State Restores Some Funding for Kids with Special Needs

Born five weeks premature, 2-year-old Corbin can’t speak as well as other children his age. But the Modesto toddler is improving all the time because of an infant development specialist provided by California’s Early Start program.

Now more infants and toddlers with developmental delays and those at risk of delays will receive those services because of the state Legislature’s recent move to restore funding of the program to 2009 levels.

The state decided to return funding to the level it was before budget cuts forced by the economic downturn. The Early Start budget will increase from $270 million in 2013-14 to $293 million in 2014-15, according to the state Department of Developmental Services, which oversees the program.

Tina Jones, Corbin’s mother, said her son is now able to make letter sounds rather than just noise because of his weekly sessions with the infant development specialist. “He loves her,” she said. “He’s hugged her a couple of times.”

Patricia Herrera, project director of 211 LA County, a social services referral agency, said she is thrilled that more California children will be able to benefit from those services.

“We did see some kids falling through the cracks and not getting intervention. It was very sad to see that happening.”

Early Start, which was founded in response to federal disability rights legislation in the 1980s, serves about 30,000 infants and toddlers under age 3. Services are available for children who have a delay in at least one of the following areas: cognitive, physical (including hearing and vision), communication, social or emotional and adaptive. There is no cost to families for evaluation; treatments are paid for by public or private insurance. Services are coordinated through 21 nonprofit regional centers throughout the state.

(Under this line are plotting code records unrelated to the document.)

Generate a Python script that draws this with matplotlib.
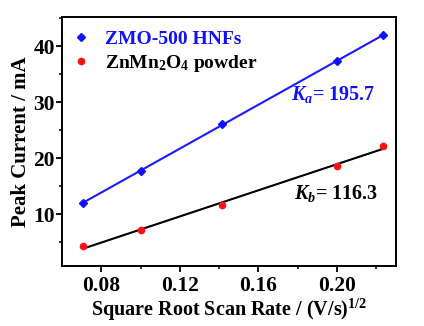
import numpy as np
import matplotlib
matplotlib.use("Agg")
import matplotlib.pyplot as plt

# Data
scan_rate_sqrt = [0.0707, 0.1000, 0.1414, 0.2000, 0.2236]
hnfs_current = [12.0, 17.8, 26.1, 37.3, 42.0]
powder_current = [4.3, 7.2, 11.6, 18.7, 22.2]
ka_label = "195.7"
kb_label = "116.3"
x_ticks = [0.08, 0.12, 0.16, 0.20]
y_ticks = [10, 20, 30, 40]

plt.rcParams['font.family'] = ['Liberation Serif', 'DejaVu Serif']
plt.rcParams['font.weight'] = 'bold'
plt.rcParams['mathtext.fontset'] = 'custom'
plt.rcParams['mathtext.rm'] = 'Liberation Serif:bold'
plt.rcParams['mathtext.it'] = 'Liberation Serif:bold:italic'
plt.rcParams['mathtext.bf'] = 'Liberation Serif:bold'

fig = plt.figure(figsize=(4.24, 3.26), dpi=100)
ax = fig.add_axes([0.146, 0.184, 0.788, 0.764])

x = np.array(scan_rate_sqrt)
xf = np.array([x.min(), x.max()])
pa = np.polyfit(x, hnfs_current, 1)
pb = np.polyfit(x, powder_current, 1)

ax.plot(xf, np.polyval(pa, xf), color='#1a1aff', lw=1.5, zorder=2)
ax.plot(xf, np.polyval(pb, xf), color='black', lw=1.5, zorder=2)
ax.plot(x, hnfs_current, linestyle='none', marker='D', ms=4, color='#1010ff',
        label='ZMO-500 HNFs', zorder=3)
ax.plot(x, powder_current, linestyle='none', marker='o', ms=4.5, color='#ff1010',
        label=r'ZnMn$_2$O$_4$ powder', zorder=3)

ax.set_xlim(0.060, 0.230)
ax.set_ylim(0.8, 45.2)
ax.set_xticks(x_ticks)
ax.set_xticklabels([f"{t:.2f}" for t in x_ticks])
ax.set_yticks(y_ticks)
ax.set_xticks([0.10, 0.14, 0.18, 0.22], minor=True)
ax.set_yticks([5, 15, 25, 35, 45], minor=True)
ax.tick_params(axis='both', which='major', direction='out', length=4, width=1.3,
               labelsize=15.5, top=False, right=False, pad=1)
ax.tick_params(axis='x', which='major', pad=3)
ax.tick_params(axis='both', which='minor', direction='out', length=2.5, width=1.1,
               top=False, right=False)
for s in ax.spines.values():
    s.set_linewidth(1.4)

ax.set_xlabel(r'Square Root Scan Rate / (V/s)$^{\mathdefault{1/2}}$', fontsize=14.5,
              fontweight='bold', labelpad=1)
ax.set_ylabel('Peak Current / mA', fontsize=15, fontweight='bold', labelpad=2)

leg = ax.legend(loc='upper left', frameon=False, fontsize=14, handlelength=0.6,
                handletextpad=0.9, borderaxespad=0.3, labelspacing=0.25,
                bbox_to_anchor=(0.0, 1.0))
leg.get_texts()[0].set_color('#1010ff')

ax.text(0.811, 0.687, r'$K_a$' + f'= {ka_label}', transform=ax.transAxes, color='#1010ff',
        fontsize=14.5, fontweight='bold', ha='center', va='center')
ax.text(0.822, 0.293, r'$K_b$' + f'= {kb_label}', transform=ax.transAxes, color='black',
        fontsize=14.5, fontweight='bold', ha='center', va='center')

fig.savefig('out.png', dpi=100)
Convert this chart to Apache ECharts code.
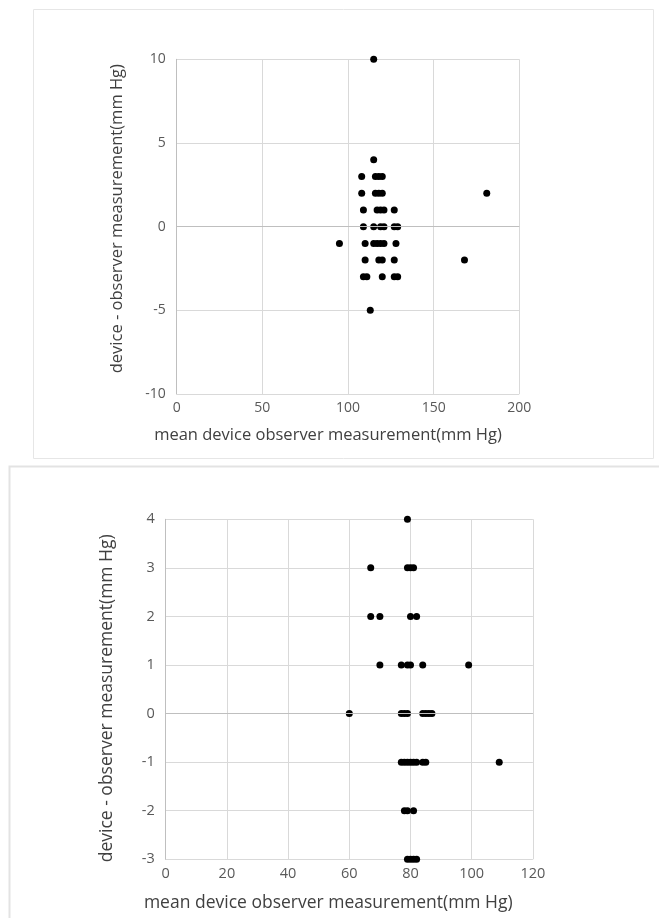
<!DOCTYPE html>
<html>
<head>
<meta charset="utf-8">
<script src="https://cdn.jsdelivr.net/npm/echarts@6/dist/echarts.min.js"></script>
<style>
  html, body { margin: 0; padding: 0; background: #ffffff; }
  #chart { width: 659px; height: 918px; }
</style>
</head>
<body>
<div id="chart"></div>
<script>
// Upper panel: difference vs. mean, points grouped by difference row
const topMeans = [
  115, 115,
  108, 116, 118, 120,
  108, 116, 118, 120, 181,
  109, 117, 119, 121, 127,
  109, 115, 119, 121, 127, 129,
  95, 110, 115, 117, 119, 121, 128,
  110, 118, 120, 127, 168,
  109, 111, 120, 127, 129,
  113
];
const topDiffs = [
  10, 4,
  3, 3, 3, 3,
  2, 2, 2, 2, 2,
  1, 1, 1, 1, 1,
  0, 0, 0, 0, 0, 0,
  -1, -1, -1, -1, -1, -1, -1,
  -2, -2, -2, -2, -2,
  -3, -3, -3, -3, -3,
  -5
];
const topXTicks = [0, 50, 100, 150, 200];
const topYTicks = [-10, -5, 0, 5, 10];

// Lower panel
const bottomMeans = [
  79,
  67, 79, 80, 81,
  67, 70, 80, 82,
  70, 77, 79, 80, 84, 99,
  60, 77, 78, 79, 84, 85, 86, 87,
  77, 78, 79, 80, 81, 82, 84, 85, 109,
  78, 79, 81,
  79, 80, 81, 82
];
const bottomDiffs = [
  4,
  3, 3, 3, 3,
  2, 2, 2, 2,
  1, 1, 1, 1, 1, 1,
  0, 0, 0, 0, 0, 0, 0, 0,
  -1, -1, -1, -1, -1, -1, -1, -1, -1,
  -2, -2, -2,
  -3, -3, -3, -3
];
const bottomXTicks = [0, 20, 40, 60, 80, 100, 120];
const bottomYTicks = [-3, -2, -1, 0, 1, 2, 3, 4];

const xTitle = 'mean device observer measurement(mm Hg)';
const yTitle = 'device - observer measurement(mm Hg)';

const FONT = '"Open Sans", "Noto Sans", sans-serif';
const gridColor = '#d9d9d9';
const labelColor = '#595959';
const titleColor = '#404040';

function pairs(xs, ys) {
  return xs.map((x, i) => [x, ys[i]]);
}

// The x title sits centred on the whole panel, a little left of the plot centre
function xAxisFor(gridIndex, ticks, o) {
  return {
    gridIndex,
    type: 'value',
    min: ticks[0],
    max: ticks[ticks.length - 1],
    interval: ticks[1] - ticks[0],
    name: xTitle,
    nameLocation: 'middle',
    nameGap: o.nameGap,
    nameTextStyle: {
      fontFamily: FONT, fontSize: o.titleSize, color: titleColor,
      padding: [0, o.shift * 2, 0, 0]
    },
    axisLine: { show: false },
    axisTick: { show: false },
    axisLabel: { fontFamily: FONT, fontSize: o.labelSize, color: labelColor, margin: 7 },
    splitLine: { show: true, lineStyle: { color: gridColor, width: 1 } }
  };
}

// Positive shift moves the rotated title up, negative moves it down
function yAxisFor(gridIndex, ticks, o) {
  const pad = o.shift >= 0 ? [0, 0, 0, o.shift * 2] : [0, -o.shift * 2, 0, 0];
  return {
    gridIndex,
    type: 'value',
    min: ticks[0],
    max: ticks[ticks.length - 1],
    interval: ticks[1] - ticks[0],
    name: yTitle,
    nameLocation: 'middle',
    nameGap: o.nameGap,
    nameTextStyle: {
      fontFamily: FONT, fontSize: o.titleSize, color: titleColor,
      padding: pad
    },
    axisLine: { show: true, lineStyle: { color: '#bfbfbf', width: 1 } },
    axisTick: { show: false },
    axisLabel: { fontFamily: FONT, fontSize: o.labelSize, color: labelColor, margin: 11 },
    splitLine: { show: true, lineStyle: { color: gridColor, width: 1 } }
  };
}

function scatterSeries(idx, data) {
  return {
    type: 'scatter',
    xAxisIndex: idx,
    yAxisIndex: idx,
    data,
    symbol: 'circle',
    symbolSize: 7,
    itemStyle: { color: '#000000', opacity: 1 },
    silent: true,
    markLine: {
      silent: true,
      symbol: 'none',
      label: { show: false },
      lineStyle: { color: '#bfbfbf', type: 'solid', width: 1 },
      data: [{ yAxis: 0 }]
    },
    z: 3
  };
}

const chart = echarts.init(document.getElementById('chart'), null, { renderer: 'canvas' });

chart.setOption({
  backgroundColor: '#ffffff',
  animation: false,
  graphic: [
    {
      type: 'rect',
      shape: { x: 33.5, y: 9.5, width: 620, height: 449 },
      style: { fill: 'none', stroke: '#e6e6e6', lineWidth: 1 },
      z: 0
    },
    {
      type: 'rect',
      shape: { x: 9.5, y: 466.5, width: 660, height: 460 },
      style: { fill: 'none', stroke: '#e3e3e3', lineWidth: 2 },
      z: 0
    }
  ],
  grid: [
    { left: 176.7, right: 139.7, top: 59.3, bottom: 524 },
    { left: 165.7, right: 126.1, top: 519.3, bottom: 58.7 }
  ],
  xAxis: [
    xAxisFor(0, topXTicks, { nameGap: 33, titleSize: 16.5, labelSize: 14, shift: 20 }),
    xAxisFor(1, bottomXTicks, { nameGap: 35, titleSize: 17.5, labelSize: 14.5, shift: 21 })
  ],
  yAxis: [
    yAxisFor(0, topYTicks, { nameGap: 51, titleSize: 16.5, labelSize: 14, shift: 8 }),
    yAxisFor(1, bottomYTicks, { nameGap: 50, titleSize: 17.5, labelSize: 14.5, shift: -9 })
  ],
  series: [
    scatterSeries(0, pairs(topMeans, topDiffs)),
    scatterSeries(1, pairs(bottomMeans, bottomDiffs))
  ]
});
</script>
</body>
</html>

With the restoration of funding beginning Jan. 1, children with a 33 percent delay in one or more of the areas as determined by experts qualify for services. Under the current legislation, kids over age 2 must have a 50 percent delay in one area or a 33 percent delay in two or more areas. The change also adds back in children who are at risk for delays because of premature birth, prenatal drug exposure or because they have a parent with a developmental disability.

Research shows that participation in early intervention can have significant effects on children’s development and prevent them from needing special education services later on.

“In many cases if you catch these developmental delays and conditions early enough, you can turn the tide and they don’t become long-term lifetime clients,” said Rich Rollens, legislative adviser to the Association of Regional Center Agencies. “A little bit of money upfront can save millions down the road.”

Early Start services include audiology, vision services, family counseling, nursing services, nutrition advising, occupational and physical therapy, psychological services, social work, transportation and speech and language. Anyone can make a referral, including parents, medical professionals and day care providers.

Jones, Corbin’s mother, said her road to the program began when her son passed only three of 10 questions at his 1-year checkup at the pediatrician. The doctor referred her to Stanford University for an evaluation, which led her to Early Start. Her son has been working with the program for six months now.

Jen Schrotenboer, the infant development specialist, comes to Jones home once a week to work with Corbin. Federal law states that services for young children must be provided in a natural environment- where the child would normally be if not receiving treatment. For example, the children cannot be sent to a speech therapy office.

In one recent session, Jen got Corbin to put toys in a bowl and take them out again. “Up and out” she said repeatedly as Corbin giggled. Schrotenboer works closely with Jones to give her ideas of helpful games she can play with their children throughout the week. “We brainstorm strategies together that might benefit him,” she said.

Mary Sheehan, clinical director of Valley Mountain Regional Center, which coordinates Early Start services in Modesto, said at-home specialists help parents learn how to best set up their home environment to help their children learn. Valley Mountain Regional Center, which is based in Stockton, covers Stanislaus County (which includes Modesto) as well as San Joaquin, Amador, Calaveras and Tuolumne counties.

Claudia Lopez, another Modesto mother, said she appreciates the infant development specialist who works weekly with her 17-month-old son Maurizio. Her boy was an extreme preemie born three months early with a weight of only 1 pound, 11 ounces. He can’t walk yet and is just starting to take a few steps.

Sitting out on the family’s front yard on a pleasant sunny day, specialist Nicole Montgomery coaxed Maurizio into standing up to get some toy monkeys. She also got the smiling boy to make a game of putting small toys into a muffin tray, beefing up his motor skills.

“To him, it’s playtime for an hour,” Lopez said. “But she is teaching me in that hour things to work on throughout the week.”

Montgomery said she has had great results working with her clients. She recalls walking into one house where the 1-year-old baby was attached to feeding and oxygen tubes and was immobile on a mattress on the floor. The family wasn’t sure what to do with him. She worked with the family for close to a year showing them simple exercises to do with him. He is now ready to crawl, which was huge since when she arrived he couldn’t even lift his head.

Herrera, who works with 211 LA County, said she’s glad that more children will now benefit from that attention thanks to the restoration of state funding to Early Start. “The brain is so amenable between birth and 3 -especially between birth and 2,” she said. “These kids can make great advances with early intervention.”